Stated goal — The lines to reproduce run from the first one through the line containing "from matplotlib.ticker import FuncFormatter". Reproduce them exactly.

+++ Collected data

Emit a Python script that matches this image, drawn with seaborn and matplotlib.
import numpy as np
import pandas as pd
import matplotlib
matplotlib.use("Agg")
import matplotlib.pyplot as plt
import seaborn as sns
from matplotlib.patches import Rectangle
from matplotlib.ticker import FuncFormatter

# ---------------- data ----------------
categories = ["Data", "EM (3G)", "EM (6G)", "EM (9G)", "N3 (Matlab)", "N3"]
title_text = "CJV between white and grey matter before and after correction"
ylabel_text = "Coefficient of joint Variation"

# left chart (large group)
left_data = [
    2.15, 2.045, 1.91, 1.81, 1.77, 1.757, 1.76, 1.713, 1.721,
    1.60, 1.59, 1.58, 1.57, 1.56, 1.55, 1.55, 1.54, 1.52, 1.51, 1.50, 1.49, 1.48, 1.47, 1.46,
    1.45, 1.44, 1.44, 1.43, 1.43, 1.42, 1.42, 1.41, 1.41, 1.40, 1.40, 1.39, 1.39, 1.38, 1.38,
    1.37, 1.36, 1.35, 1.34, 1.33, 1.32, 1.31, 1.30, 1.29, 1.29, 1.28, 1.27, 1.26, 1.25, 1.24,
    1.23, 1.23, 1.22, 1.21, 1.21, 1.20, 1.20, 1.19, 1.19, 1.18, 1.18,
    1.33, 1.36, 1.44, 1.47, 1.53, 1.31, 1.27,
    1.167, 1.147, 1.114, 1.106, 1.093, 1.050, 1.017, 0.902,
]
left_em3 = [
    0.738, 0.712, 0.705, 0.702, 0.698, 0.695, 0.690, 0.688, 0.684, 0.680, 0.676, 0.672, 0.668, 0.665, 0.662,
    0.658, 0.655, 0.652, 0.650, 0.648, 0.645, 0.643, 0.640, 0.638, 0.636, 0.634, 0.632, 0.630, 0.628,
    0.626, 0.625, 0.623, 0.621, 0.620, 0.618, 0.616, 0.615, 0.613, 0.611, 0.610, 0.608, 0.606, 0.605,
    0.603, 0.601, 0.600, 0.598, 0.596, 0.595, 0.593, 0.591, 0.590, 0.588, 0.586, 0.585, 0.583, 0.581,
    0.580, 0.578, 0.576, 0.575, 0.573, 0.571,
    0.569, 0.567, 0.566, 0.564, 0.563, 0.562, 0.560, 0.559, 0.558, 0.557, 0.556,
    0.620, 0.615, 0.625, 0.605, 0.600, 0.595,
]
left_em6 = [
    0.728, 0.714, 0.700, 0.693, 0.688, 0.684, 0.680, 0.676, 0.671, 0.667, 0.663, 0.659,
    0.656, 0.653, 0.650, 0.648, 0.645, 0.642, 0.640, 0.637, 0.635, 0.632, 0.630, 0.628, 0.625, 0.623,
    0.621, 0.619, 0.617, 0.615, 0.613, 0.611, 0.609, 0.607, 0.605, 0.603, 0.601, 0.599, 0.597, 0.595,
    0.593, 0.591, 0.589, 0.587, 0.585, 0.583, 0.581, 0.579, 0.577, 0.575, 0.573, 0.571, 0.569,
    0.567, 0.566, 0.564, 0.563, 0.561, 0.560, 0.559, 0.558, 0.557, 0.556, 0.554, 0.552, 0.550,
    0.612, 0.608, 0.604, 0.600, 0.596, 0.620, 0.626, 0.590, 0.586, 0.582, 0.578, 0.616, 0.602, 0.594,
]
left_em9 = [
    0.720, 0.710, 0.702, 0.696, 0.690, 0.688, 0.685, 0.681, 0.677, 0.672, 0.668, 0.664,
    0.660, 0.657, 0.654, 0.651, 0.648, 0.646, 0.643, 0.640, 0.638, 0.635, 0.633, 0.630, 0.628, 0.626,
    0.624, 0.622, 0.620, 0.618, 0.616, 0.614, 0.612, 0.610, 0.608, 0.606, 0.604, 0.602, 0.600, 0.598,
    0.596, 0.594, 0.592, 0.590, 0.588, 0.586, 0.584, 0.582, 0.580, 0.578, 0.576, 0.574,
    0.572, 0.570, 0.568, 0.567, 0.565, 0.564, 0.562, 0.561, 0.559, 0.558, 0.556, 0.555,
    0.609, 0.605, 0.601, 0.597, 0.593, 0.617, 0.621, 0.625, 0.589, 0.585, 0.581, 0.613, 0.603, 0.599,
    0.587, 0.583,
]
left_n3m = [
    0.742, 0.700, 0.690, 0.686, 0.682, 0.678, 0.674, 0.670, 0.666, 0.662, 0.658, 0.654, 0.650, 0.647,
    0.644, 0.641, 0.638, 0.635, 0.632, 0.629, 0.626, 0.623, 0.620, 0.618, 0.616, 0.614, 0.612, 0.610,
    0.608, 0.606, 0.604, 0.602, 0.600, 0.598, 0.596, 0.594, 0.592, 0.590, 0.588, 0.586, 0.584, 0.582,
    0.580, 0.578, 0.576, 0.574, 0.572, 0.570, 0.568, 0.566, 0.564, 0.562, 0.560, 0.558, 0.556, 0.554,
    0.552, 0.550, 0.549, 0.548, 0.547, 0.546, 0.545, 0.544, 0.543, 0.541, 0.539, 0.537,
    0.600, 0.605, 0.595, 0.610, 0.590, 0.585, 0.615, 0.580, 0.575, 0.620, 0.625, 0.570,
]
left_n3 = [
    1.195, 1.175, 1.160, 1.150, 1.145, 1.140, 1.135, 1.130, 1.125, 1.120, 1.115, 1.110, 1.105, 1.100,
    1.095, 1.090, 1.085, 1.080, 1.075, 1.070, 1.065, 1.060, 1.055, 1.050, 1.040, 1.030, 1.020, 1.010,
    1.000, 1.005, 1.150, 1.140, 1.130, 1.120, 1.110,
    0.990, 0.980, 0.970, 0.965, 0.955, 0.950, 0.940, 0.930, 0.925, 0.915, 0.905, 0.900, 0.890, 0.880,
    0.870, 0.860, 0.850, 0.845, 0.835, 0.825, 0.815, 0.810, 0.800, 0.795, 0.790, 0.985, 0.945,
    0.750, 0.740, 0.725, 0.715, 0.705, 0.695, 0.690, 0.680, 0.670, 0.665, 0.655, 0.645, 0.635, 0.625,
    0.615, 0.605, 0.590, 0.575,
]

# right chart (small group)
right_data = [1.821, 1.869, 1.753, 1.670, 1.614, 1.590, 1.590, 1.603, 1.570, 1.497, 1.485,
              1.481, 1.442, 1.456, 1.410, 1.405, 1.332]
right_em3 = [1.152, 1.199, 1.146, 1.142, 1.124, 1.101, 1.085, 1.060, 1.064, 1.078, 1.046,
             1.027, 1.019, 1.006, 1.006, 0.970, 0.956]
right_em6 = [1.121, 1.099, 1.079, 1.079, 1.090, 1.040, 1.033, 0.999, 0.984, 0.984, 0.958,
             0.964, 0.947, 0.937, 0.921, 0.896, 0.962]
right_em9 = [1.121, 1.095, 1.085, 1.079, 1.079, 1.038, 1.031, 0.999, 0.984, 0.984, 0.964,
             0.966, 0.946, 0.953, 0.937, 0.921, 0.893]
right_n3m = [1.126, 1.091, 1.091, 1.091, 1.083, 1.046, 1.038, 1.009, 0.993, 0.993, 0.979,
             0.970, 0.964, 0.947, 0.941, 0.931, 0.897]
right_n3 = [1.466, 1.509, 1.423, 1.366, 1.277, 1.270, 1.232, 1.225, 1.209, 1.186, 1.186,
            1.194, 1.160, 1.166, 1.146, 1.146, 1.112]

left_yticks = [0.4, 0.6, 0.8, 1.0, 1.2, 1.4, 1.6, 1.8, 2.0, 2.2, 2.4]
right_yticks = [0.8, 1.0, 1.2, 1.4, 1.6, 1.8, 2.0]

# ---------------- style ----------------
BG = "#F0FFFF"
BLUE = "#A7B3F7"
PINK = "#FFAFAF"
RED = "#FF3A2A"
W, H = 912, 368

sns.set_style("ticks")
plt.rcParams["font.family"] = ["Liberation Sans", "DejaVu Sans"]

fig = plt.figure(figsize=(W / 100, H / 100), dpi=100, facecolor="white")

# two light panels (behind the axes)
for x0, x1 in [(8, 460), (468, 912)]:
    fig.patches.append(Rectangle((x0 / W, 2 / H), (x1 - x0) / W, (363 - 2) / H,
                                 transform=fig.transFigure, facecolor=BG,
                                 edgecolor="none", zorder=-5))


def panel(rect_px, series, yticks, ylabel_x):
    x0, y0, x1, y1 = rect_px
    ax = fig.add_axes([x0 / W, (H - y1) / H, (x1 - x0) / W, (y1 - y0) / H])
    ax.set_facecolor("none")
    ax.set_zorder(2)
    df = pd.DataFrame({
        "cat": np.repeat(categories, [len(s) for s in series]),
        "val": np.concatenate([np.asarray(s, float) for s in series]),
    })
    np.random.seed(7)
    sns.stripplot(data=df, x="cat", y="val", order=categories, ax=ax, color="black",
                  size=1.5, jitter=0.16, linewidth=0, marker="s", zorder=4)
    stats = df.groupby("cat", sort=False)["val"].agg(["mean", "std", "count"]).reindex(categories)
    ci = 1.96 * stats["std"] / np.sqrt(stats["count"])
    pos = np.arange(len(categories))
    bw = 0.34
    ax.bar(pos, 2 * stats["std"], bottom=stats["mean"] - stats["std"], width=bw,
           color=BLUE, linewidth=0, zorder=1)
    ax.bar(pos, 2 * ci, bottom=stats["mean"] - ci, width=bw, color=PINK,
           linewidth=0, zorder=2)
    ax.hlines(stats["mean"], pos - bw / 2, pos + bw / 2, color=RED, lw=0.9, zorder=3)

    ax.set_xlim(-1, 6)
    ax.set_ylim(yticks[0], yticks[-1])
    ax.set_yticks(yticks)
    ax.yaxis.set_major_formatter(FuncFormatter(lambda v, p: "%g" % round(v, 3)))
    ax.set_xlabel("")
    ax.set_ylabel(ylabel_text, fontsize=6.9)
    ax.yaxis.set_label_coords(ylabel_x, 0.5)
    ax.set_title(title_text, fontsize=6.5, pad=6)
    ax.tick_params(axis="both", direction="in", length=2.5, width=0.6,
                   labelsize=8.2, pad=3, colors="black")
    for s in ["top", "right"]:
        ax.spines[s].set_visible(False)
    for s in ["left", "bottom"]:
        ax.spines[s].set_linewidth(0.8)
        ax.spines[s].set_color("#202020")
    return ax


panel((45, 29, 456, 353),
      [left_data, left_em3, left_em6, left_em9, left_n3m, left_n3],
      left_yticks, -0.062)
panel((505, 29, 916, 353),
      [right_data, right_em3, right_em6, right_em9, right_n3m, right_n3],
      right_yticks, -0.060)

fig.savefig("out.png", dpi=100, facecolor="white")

++++++

Solution for this problem —
Emit a Python script that matches this image, drawn with seaborn and matplotlib.
import numpy as np
import pandas as pd
import matplotlib
matplotlib.use("Agg")
import matplotlib.pyplot as plt
import seaborn as sns
from matplotlib.patches import Rectangle
from matplotlib.ticker import FuncFormatter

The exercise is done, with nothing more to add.